Aug 13, 2005

things are a freaking mess. rather than get into everything, i'll just leave it at that: freaking mess.

most of this week has been spent ear-deep in said mess, although i suppose there were other things. work at the optical on tuesday, hanging out w/ gail, olive garden with banker girls, hot dog day at chris' family house. first annual. i love the assumption of first annual.
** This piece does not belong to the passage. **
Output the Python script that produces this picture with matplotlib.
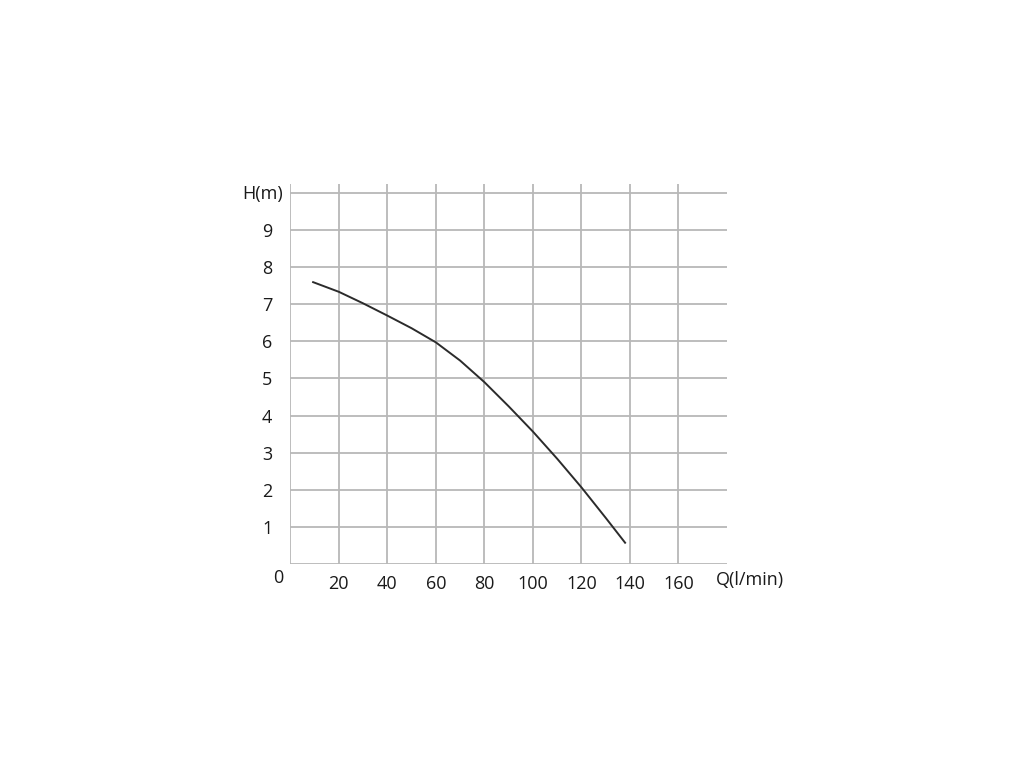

my hair is a force to be reckoned with. it's gotten long and heavy and bigger than usual, and the hair near my scalp is a flat black while the rest of it's been sun-stained to an unhealthy rust color. i keep meaning to do something about it, but it's really near the bottom of my list. where am i going to live? am i going to get sued? why is my (free) lawyer so inept? we saw the apartment offered by my boss' brother-in-law. it's huge, which chris likes, but it's a dump, which i hate. i have no stability right now, and work has been insane. a simple loan refinance has spiraled out of control, and you should see how two thin pieces of paper have suddenly multiplied into an overflowing in-box full of jargon that, frankly, i don't understand. i feel like i'm just DONE right now, with everything. i wish i could call a time-out like zach in "saved by the bell" and then take a few years just to lay around and eat cheet-o's.

but i said i wouldn't get into it. sorry.

also, my amazon seller never shipped me my book. you're on my list, salebooks-at-aol.com. you have made the list.